Goal: Retype every line from the start of the entries below down to the line with "(plantT) at (147,527)", both ends included; skip the pictures.

Extracted entries:
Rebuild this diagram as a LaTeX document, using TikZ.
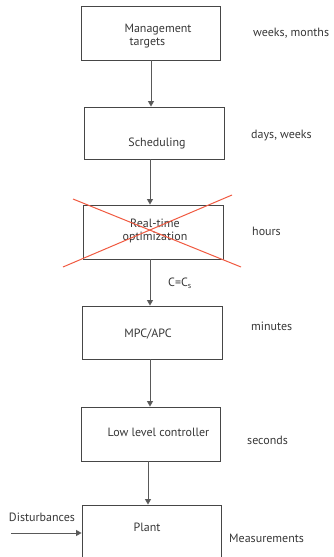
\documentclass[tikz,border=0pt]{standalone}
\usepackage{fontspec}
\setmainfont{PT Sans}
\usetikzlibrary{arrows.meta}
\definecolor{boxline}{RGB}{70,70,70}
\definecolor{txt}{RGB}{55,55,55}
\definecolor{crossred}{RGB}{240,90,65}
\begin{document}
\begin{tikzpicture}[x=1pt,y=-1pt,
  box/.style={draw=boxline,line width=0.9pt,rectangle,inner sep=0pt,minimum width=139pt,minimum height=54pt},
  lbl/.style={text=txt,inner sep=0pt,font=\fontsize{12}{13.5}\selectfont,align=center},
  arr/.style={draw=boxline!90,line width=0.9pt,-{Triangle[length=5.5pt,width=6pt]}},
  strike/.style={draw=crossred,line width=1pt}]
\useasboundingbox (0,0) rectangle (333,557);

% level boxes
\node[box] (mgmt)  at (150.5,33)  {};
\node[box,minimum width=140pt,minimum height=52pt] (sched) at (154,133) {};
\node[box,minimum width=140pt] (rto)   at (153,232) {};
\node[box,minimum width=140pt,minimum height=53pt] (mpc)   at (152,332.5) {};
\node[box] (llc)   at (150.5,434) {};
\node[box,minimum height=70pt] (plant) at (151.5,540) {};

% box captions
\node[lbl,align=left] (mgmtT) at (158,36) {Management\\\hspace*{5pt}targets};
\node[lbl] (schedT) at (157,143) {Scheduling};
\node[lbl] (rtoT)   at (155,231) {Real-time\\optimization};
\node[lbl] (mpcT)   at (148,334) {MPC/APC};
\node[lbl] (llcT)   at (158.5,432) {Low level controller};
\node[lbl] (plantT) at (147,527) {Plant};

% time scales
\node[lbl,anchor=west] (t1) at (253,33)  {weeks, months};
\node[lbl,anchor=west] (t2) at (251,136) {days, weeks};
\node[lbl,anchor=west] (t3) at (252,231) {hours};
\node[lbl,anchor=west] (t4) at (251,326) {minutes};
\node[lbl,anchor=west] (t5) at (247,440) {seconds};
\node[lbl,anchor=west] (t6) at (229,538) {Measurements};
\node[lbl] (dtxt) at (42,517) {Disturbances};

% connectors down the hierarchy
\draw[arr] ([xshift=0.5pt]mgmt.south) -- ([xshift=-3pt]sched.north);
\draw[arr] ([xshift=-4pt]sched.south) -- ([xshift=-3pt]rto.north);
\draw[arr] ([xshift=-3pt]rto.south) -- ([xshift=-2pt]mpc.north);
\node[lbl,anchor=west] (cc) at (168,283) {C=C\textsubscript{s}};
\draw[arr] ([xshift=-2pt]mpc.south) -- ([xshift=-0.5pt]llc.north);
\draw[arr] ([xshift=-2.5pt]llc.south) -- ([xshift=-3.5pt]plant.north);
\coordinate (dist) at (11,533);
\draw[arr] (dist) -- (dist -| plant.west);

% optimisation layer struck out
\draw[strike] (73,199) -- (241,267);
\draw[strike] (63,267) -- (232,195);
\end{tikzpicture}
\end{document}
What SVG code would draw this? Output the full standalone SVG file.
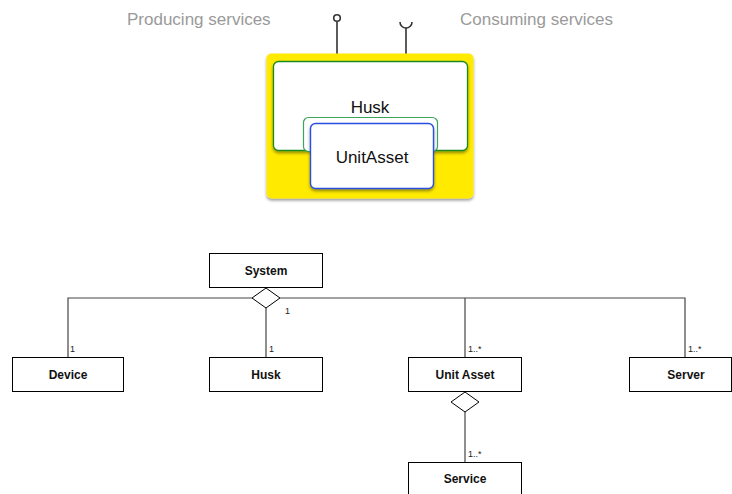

The answer:
Rebuild this diagram as a LaTeX document, using TikZ.
\documentclass[tikz,border=0pt]{standalone}
\usepackage{fontspec}
\setmainfont{PT Sans}
\usetikzlibrary{arrows.meta}
\definecolor{boxline}{RGB}{70,70,70}
\definecolor{txt}{RGB}{55,55,55}
\definecolor{crossred}{RGB}{240,90,65}
\begin{document}
\begin{tikzpicture}[x=1pt,y=-1pt,
  box/.style={draw=boxline,line width=0.9pt,rectangle,inner sep=0pt,minimum width=139pt,minimum height=54pt},
  lbl/.style={text=txt,inner sep=0pt,font=\fontsize{12}{13.5}\selectfont,align=center},
  arr/.style={draw=boxline!90,line width=0.9pt,-{Triangle[length=5.5pt,width=6pt]}},
  strike/.style={draw=crossred,line width=1pt}]
\useasboundingbox (0,0) rectangle (333,557);

% level boxes
\node[box] (mgmt)  at (150.5,33)  {};
\node[box,minimum width=140pt,minimum height=52pt] (sched) at (154,133) {};
\node[box,minimum width=140pt] (rto)   at (153,232) {};
\node[box,minimum width=140pt,minimum height=53pt] (mpc)   at (152,332.5) {};
\node[box] (llc)   at (150.5,434) {};
\node[box,minimum height=70pt] (plant) at (151.5,540) {};

% box captions
\node[lbl,align=left] (mgmtT) at (158,36) {Management\\\hspace*{5pt}targets};
\node[lbl] (schedT) at (157,143) {Scheduling};
\node[lbl] (rtoT)   at (155,231) {Real-time\\optimization};
\node[lbl] (mpcT)   at (148,334) {MPC/APC};
\node[lbl] (llcT)   at (158.5,432) {Low level controller};
\node[lbl] (plantT) at (147,527) {Plant};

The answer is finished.